Power and Politics in Tudor England: Essays by G.W. Bernard
weir doesn't examine the context and various sources about henry being informed of charles v's victory at tunis, nor does she here interrogate the authority and credibility of chapuys as a source. but, luckily, for the purposes of this ask, an accredited historian, does:
"Additional information came from the most varied sources, such as Joan Batcok, a resident in the empress’ court in Spain, who obtained copies of letters from Charles V to the viceroy of Navarre and sent them to her uncle, John Batcok, who forwarded them (and the copy of a letter from the bishop of Palencia) to Cromwell on 5 August, along with details he had gleaned from talking to men already back from the North African war.[...] Chapuys was ignorant of all this. [...] It was not until 14 August that Chapuys learnt of what he called the glorious and most important victory in La Goleta from the imperial ambassador in France, and sent a courier to Henry VIII with the news. There was no public audience where it could be publicised. Henry VIII gave the envoy some money as customary, and sent a deer he had hunted to the ambassador, which was interpreted as a sign of his great pleasure.
Later Chapuys found out that Henry VIII had already known of the emperor’s success and had neither celebrated it or shared the information. In fact, the king distanced himself as far as possible without breaching protocol. He instructed Cromwell to relay his «pleasure» at the emperor’s success and Cromwell did so in writing rather than in person. By contrast, when they heard that the French ambassador had news of the meeting between Mary of Hungary and Leonor, he was summoned to speak with the king and taken hunting [...]
The king again instructed Cromwell to give him some money and to inform Chapuys that he could not have been more delighted with the victory if it had been his own, and that he congratulated the emperor warmly.

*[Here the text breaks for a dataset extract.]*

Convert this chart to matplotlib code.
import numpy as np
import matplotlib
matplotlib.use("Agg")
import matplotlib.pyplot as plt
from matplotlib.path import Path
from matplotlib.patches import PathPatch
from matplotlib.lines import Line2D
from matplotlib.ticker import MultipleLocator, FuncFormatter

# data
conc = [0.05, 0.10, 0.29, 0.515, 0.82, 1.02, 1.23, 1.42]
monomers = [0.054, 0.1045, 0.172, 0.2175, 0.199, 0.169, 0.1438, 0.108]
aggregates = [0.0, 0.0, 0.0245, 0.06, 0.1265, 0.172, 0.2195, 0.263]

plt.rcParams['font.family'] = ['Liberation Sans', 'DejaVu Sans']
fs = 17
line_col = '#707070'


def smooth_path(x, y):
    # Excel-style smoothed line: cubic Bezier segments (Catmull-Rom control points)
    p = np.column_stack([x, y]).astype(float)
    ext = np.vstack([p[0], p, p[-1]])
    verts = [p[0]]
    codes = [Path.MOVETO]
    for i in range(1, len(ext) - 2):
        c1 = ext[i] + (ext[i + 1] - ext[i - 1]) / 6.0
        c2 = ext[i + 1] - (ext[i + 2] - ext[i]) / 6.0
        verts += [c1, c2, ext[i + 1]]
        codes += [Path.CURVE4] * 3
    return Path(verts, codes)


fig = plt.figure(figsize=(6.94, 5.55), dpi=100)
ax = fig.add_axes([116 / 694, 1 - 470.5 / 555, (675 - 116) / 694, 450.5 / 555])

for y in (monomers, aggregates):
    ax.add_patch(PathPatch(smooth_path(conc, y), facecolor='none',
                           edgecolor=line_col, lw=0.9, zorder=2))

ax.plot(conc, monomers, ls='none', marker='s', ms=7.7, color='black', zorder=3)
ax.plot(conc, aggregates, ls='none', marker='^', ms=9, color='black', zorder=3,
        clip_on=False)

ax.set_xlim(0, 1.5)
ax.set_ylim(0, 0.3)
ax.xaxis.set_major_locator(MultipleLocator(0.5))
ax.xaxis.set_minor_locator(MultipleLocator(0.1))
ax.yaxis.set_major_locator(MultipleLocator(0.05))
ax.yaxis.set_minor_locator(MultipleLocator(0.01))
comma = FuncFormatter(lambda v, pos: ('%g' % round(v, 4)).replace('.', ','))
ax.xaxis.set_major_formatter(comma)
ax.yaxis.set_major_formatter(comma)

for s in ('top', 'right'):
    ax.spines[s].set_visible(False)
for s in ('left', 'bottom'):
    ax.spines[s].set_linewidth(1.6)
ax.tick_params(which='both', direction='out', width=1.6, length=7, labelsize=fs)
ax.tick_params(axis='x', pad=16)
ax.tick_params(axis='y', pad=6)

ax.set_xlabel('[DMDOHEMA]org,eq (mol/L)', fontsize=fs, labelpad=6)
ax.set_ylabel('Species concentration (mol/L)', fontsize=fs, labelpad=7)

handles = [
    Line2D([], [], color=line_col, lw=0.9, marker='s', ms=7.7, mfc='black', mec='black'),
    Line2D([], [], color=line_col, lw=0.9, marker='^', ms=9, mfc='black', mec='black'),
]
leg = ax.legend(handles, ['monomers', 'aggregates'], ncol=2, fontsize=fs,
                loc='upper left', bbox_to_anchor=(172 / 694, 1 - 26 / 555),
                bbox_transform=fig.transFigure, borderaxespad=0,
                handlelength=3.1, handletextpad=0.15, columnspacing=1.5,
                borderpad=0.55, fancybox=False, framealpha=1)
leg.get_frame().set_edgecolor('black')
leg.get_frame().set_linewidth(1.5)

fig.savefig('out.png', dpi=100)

On 10 September Cromwell transmitted the message in writing. The offense was so patent, Chapuys reported the bare facts and commented bitterly: «God knows how much more he would have given [the envoy] for contrary news». According to the envoy, however, the reaction of the English king and courtiers to the news was extreme. He claimed that Cromwell had been left speechless, and the English courtiers so astonished and dismayed he thought they resembled a pack of dogs falling out of a window. Chapuys contrasted this with the rejoicing of «the English people» outside the court who loved Charles V. The king and his court remained inaccessible to Chapuys, who persevered by sending information. He had to be content with polite letters from Cromwell informing him that Henry VIII was «very interested» in the details, and that some of the accounts were so vivid Cromwell could almost imagine himself there.
It took repeated demands from the ambassador before even Cromwell agreed to meet him - on 13 October [1535]. Even then, it took place late in the day and in private. Chapuys’s disappointment is reflected in his comment that he hoped Henry VIII would be punished for «his impious folly and dishonourable joy at the descent of Barbarossa on Naples and at Tunis [in 1534]». To add insult to injury, false rumours spread that Charles V had written friendly letters to Henry VIII during the campaign and entrusted him with the defence of the Low Countries. Worse still, the victory made no difference to Henry VIII’s policy, nor did it ameliorate his treatment of the Catholics or of Queen Katherine and princess Mary, as the imperialists had hoped. Indeed its impact was negative: it heightened fears that Charles V would now attack Henry VIII, as the English Catholics were urging him to do. Katherine thanked God for «the great victory» and the emperor’s safe return because he could now devote himself to relieving the suffering of English Catholics, not least herself and Mary. It was not only the emperor’s covert enemies but his closest relatives and supporters in England who called into question the value of his victory. Chapuys urged Charles V to devote his efforts to saving Catholicism in England which was his duty and more meritorious than anything he had done in Africa. Some English Catholics publicly stated that helping them and organising a general Council of the Church were «more praiseworthy deed(s) than the conquest of Tunis, and more necessary than the recovery of the lands of Christendom from the Turk». Princess Mary, having praised his triumph in the «holy expedition», complained that he had clearly failed to understand the gravity of the situation in England since he had chosen to fight in Tunis. He must rectify now and do this service to God in England in order to gain «no less fame and glory to himself than in the conquest of Tunis or the whole of Africa»."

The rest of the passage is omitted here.